心身の成長を実感している諫早農高相撲部の後田。これからの人生でつらいことがあっても「負ける気はしない」=諫早市、諫早農高相撲場

 新型コロナウイルスの影響で、史上初めて中止となった第72回長崎県高校総合体育大会(県高総体)。3年生にとっては悲痛な決定だったが、この高校最後の舞台を目指した日々からたくさんの財産を得た。心身の成長、大切な仲間、保護者の愛情-。涙をふいて次への一歩を踏みだそうとしている3年生にスポットを当てた。

 ふと、自らの体と向き合ってみると、3年間で見違えるほどたくましくなっていた。小学生のころは「背の順」で一番前が定位置。相撲を始めた高校入学時もやせていて、最初の試合は全敗した。誰よりも弱かった自分が、ここまで変われるなんて-。
 5月半ばの放課後、諫早農高。すっかり色あせたまわしを着けながら、後田智己はそんなことを考えていた。いつも熱気であふれている稽古場は最近、少し寂しげな空気が流れている。分散登校で一緒に練習できる部員は半分だけ。インターハイや県高総体が中止になった影響も大きいな、と肌で感じる。
 絶対に相撲をやろうと思って入学したわけじゃない。
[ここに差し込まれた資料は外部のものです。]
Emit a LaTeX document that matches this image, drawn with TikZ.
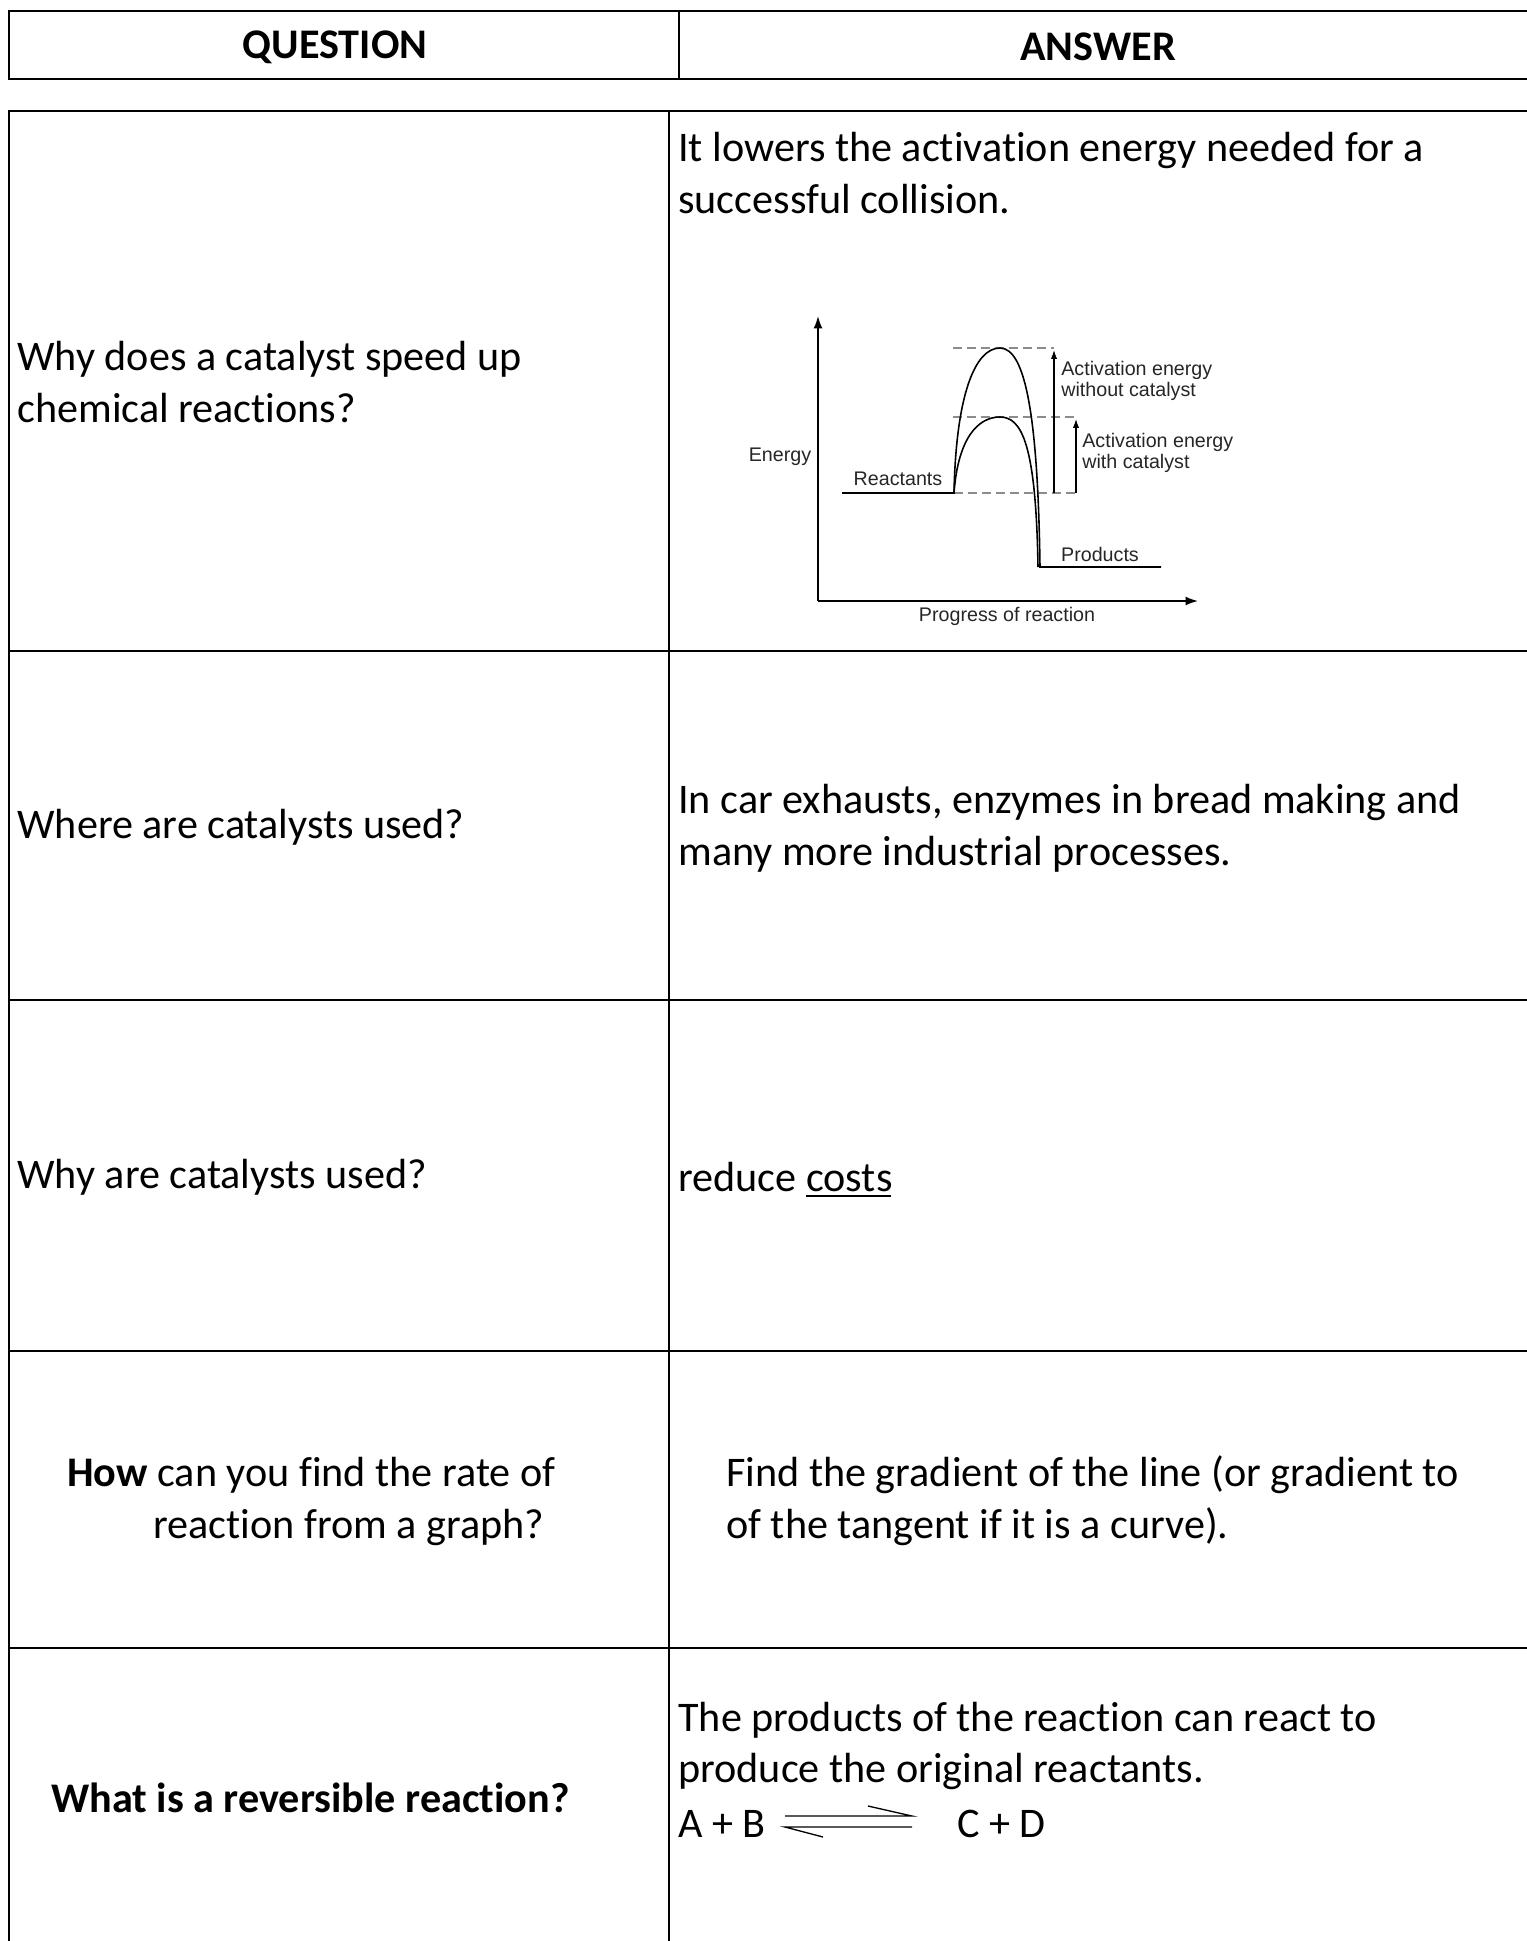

三つ上の兄がOBだからと見学に行ってみると、成り行きで入部が決まっていた。
 自慢の兄だった。100キロ超の恵まれた体格を生かして、県大会で何度も優勝。性格は明るく陽気で、自分とは何から何まで正反対だった。誰かに話し掛けられると、二言目には兄の名前が出てきた。「またか…」。初めは同じ道を選んだことを後悔もした。
 それでも辞めなかったのは、自分も強くなりたかったからだ。
 毎日、一回り大きな相手に全力でぶつかった。けがを隠して稽古を続けた日もある。人が腕立て伏せを100回やれば、自分は200回やった。部内の誰よりも練習した。体を大きくしたくて、休み時間に母が作ってくれたおにぎりを食べた。
 当初60キロだった体重は80キロ近くに増え、次第に試合でも勝てるようになってきた。そして昨年11月、県新人大会(80キロ未満級)で初優勝。続く九州新人大会も制した際は、先生や仲間たちが自分のことのように喜んでくれた。もう、兄と比較するような人はいなくなっていた。
 目標にしていた大会が次々になくなり、まだ、ショックは拭えていない。でも、相撲で得たものは単に賞状やメダルじゃないとも思う。強くなったおかげで、何よりも自らに自信が持てるようになった。あんなに内気だった自分が、今では進んで後輩たちの指導をしている。1年生のころは想像もできなかった。
 これからの長い人生、何が起こるか分からない。今年のコロナ禍のように、また、予想もできないようなつらい出来事もあるだろう。でも、負ける気はしない。「高校時代に頑張った」と堂々と胸を張れる“実績”があるから。